There are clear influences in his writing and production approach, including artists like Giveon, 6lack, and emerging creators like Josh Makazo and Daniel Di Angelo, but he doesn’t see his sound as fixed within any single lane.

Instead, he gravitates toward R&B because it allows space for emotional pacing and lyrical depth without strict structural repetition.

He also pushes back on labeling, especially when it comes to cultural categorization, preferring to be understood through sound rather than identity shorthand.

A large portion of Justin’s songwriting comes from lived experience, but not always his own. Sometimes stories are borrowed, overheard, or reshaped from conversations with friends.

One of his tracks, Hate Me Too, came directly from a situation involving someone close to him, while other songs are built from emotional interpretation rather than direct autobiography.

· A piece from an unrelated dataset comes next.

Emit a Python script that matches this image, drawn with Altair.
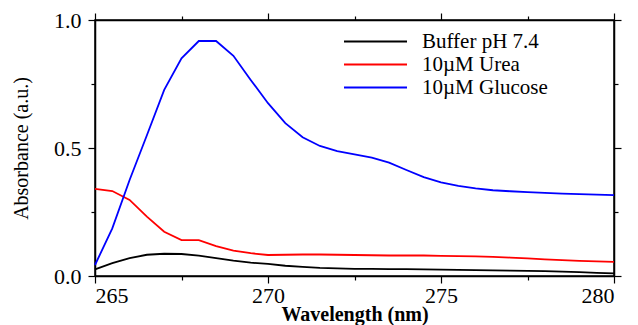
import altair as alt
import pandas as pd

wavelength = [265, 265.5, 266, 266.5, 267, 267.5, 268, 268.5, 269, 269.5, 270,
              270.5, 271, 271.5, 272, 272.5, 273, 273.5, 274, 274.5, 275,
              275.5, 276, 276.5, 277, 277.5, 278, 278.5, 279, 279.5, 280]
buffer = [0.026, 0.05, 0.07, 0.083, 0.087, 0.086, 0.08, 0.07, 0.06, 0.052, 0.047,
          0.04, 0.036, 0.032, 0.030, 0.028, 0.028, 0.027, 0.027, 0.026, 0.025,
          0.024, 0.023, 0.022, 0.021, 0.020, 0.019, 0.017, 0.015, 0.012, 0.010]
urea = [0.34, 0.332, 0.297, 0.232, 0.173, 0.14, 0.14, 0.117, 0.099, 0.089, 0.082,
        0.083, 0.084, 0.084, 0.083, 0.082, 0.081, 0.080, 0.080, 0.080, 0.079,
        0.078, 0.077, 0.075, 0.072, 0.069, 0.065, 0.062, 0.059, 0.057, 0.055]
glucose = [0.043, 0.186, 0.375, 0.55, 0.727, 0.85, 0.918, 0.918, 0.86, 0.766, 0.675,
           0.597, 0.542, 0.508, 0.488, 0.475, 0.462, 0.443, 0.414, 0.386, 0.366,
           0.352, 0.342, 0.335, 0.331, 0.328, 0.325, 0.322, 0.320, 0.318, 0.316]

series_names = ["Buffer pH 7.4", "10\u00b5M Urea", "10\u00b5M Glucose"]
series_colors = ["#000000", "#ff0000", "#0000ff"]
series_widths = [1.8, 1.8, 2.6]
x_ticks = [265, 267.5, 270, 272.5, 275, 277.5, 280]
y_ticks = [0, 0.25, 0.5, 0.75, 1.0]

rows = []
for name, vals in zip(series_names, [buffer, urea, glucose]):
    for w, v in zip(wavelength, vals):
        rows.append({"Wavelength": w, "Absorbance": v, "Series": name})
df = pd.DataFrame(rows)

FONT = "Liberation Serif"
x_major = {"condition": {"test": "datum.value % 5 === 0", "value": 7}, "value": 4}
y_major = {"condition": {"test": "(datum.value * 2) % 1 === 0", "value": 7}, "value": 4}

xscale = alt.Scale(domain=[265, 280], nice=False, zero=False)
yscale = alt.Scale(domain=[0, 1], nice=False)

color = alt.Color("Series:N",
                  scale=alt.Scale(domain=series_names, range=series_colors),
                  sort=series_names,
                  legend=alt.Legend(title=None, orient="none", legendX=248, legendY=11,
                                    symbolType="stroke", symbolSize=3969,
                                    symbolStrokeWidth=2, labelFont=FONT,
                                    labelFontSize=21, labelColor="black",
                                    labelOffset=14, rowPadding=1, clipHeight=21))
swidth = alt.StrokeWidth("Series:N",
                         scale=alt.Scale(domain=series_names, range=series_widths),
                         legend=None)

main = alt.Chart(df).mark_line().encode(
    x=alt.X("Wavelength:Q", scale=xscale,
            axis=alt.Axis(values=x_ticks, title="Wavelength (nm)", format="d",
                          labelExpr="datum.value % 5 === 0 ? datum.label : ''",
                          tickSize=x_major, labelPadding=2, titlePadding=-2,
                          titleFontWeight="bold", titleFontSize=20)),
    y=alt.Y("Absorbance:Q", scale=yscale,
            axis=alt.Axis(values=y_ticks, title="Absorbance (a.u.)", format=".1f",
                          labelExpr="(datum.value * 2) % 1 === 0 ? datum.label : ''",
                          tickSize=y_major, labelPadding=7, titlePadding=22,
                          titleFontWeight="normal", titleFontSize=20)),
    color=color,
    strokeWidth=swidth,
)

frame = alt.Chart(df).mark_line(opacity=0).encode(
    x=alt.X("Wavelength:Q", scale=xscale,
            axis=alt.Axis(orient="top", values=x_ticks, labels=False, title=None,
                          tickSize=x_major)),
    y=alt.Y("Absorbance:Q", scale=yscale,
            axis=alt.Axis(orient="right", values=y_ticks, labels=False, title=None,
                          tickSize=y_major)),
    detail="Series:N",
)

chart = alt.layer(main, frame).resolve_axis(x="independent", y="independent").properties(
    width=519, height=256,
    autosize=alt.AutoSizeParams(type="none"),
    padding={"left": 87, "top": 12, "right": 16, "bottom": 49},
).configure_axis(
    labelFont=FONT, titleFont=FONT, labelFontSize=22, labelColor="black",
    titleColor="black", domainColor="black", domainWidth=1.5, tickColor="black",
    tickWidth=1.2, grid=False,
).configure_view(stroke="black", strokeWidth=1.5)

chart.save("out.html", embed_options={"renderer": "svg", "actions": False})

April’s Fool, however, remains the most personal—something he frames as closest to his real emotional experience across its different versions.

There’s a consistent tension in his writing between observation and participation—between what he lives and what he transforms into narrative.

In the present moment, Justin is focused less on reinvention and more on structure. He is actively working on releasing music consistently, aiming for a single every month while balancing the creative and logistical sides of independent artistry.

That includes not just writing and recording, but also managing distribution timelines, artwork, and rollout planning well in advance.

It’s a system that requires discipline more than inspiration, but he frames it as a necessary shift for sustainability.

At the same time, he continues developing multiple projects in parallel, keeping his output intentionally active rather than spaced out over long gaps.

Growth, Validation, and External Connection

As his audience grows, Justin reflects on how recognition has changed his relationship to music—but not his sense of identity.

He doesn’t describe himself as fully “arrived,” but rather in a transitional space where external feedback is beginning to validate internal work.

Moments like friends sharing his music or family members expressing pride have become meaningful checkpoints in his journey, reinforcing why he continues to create.

That connection—between personal expression and external impact—becomes one of the most grounding parts of his process.

Looking forward, Justin expresses interest in expanding into live performance and future collaborations, though he emphasizes that alignment matters more than opportunity.

He mentions past conversations with artists like Jimmy Brown and the possibility of revisiting collaborations when timing and sound naturally align.

Rather than forcing features, he is focused on building projects that feel cohesive and intentional.

As the interview comes to an end, Justin returns to the idea of consistency—not as pressure, but as structure.

He is actively building a system around his creativity, one release at a time, while continuing to refine his sound and identity as an artist.

What emerges from the conversation is not a finished chapter, but a disciplined unfolding—an artist still evolving, still experimenting, and still learning how to balance emotion with execution in real time.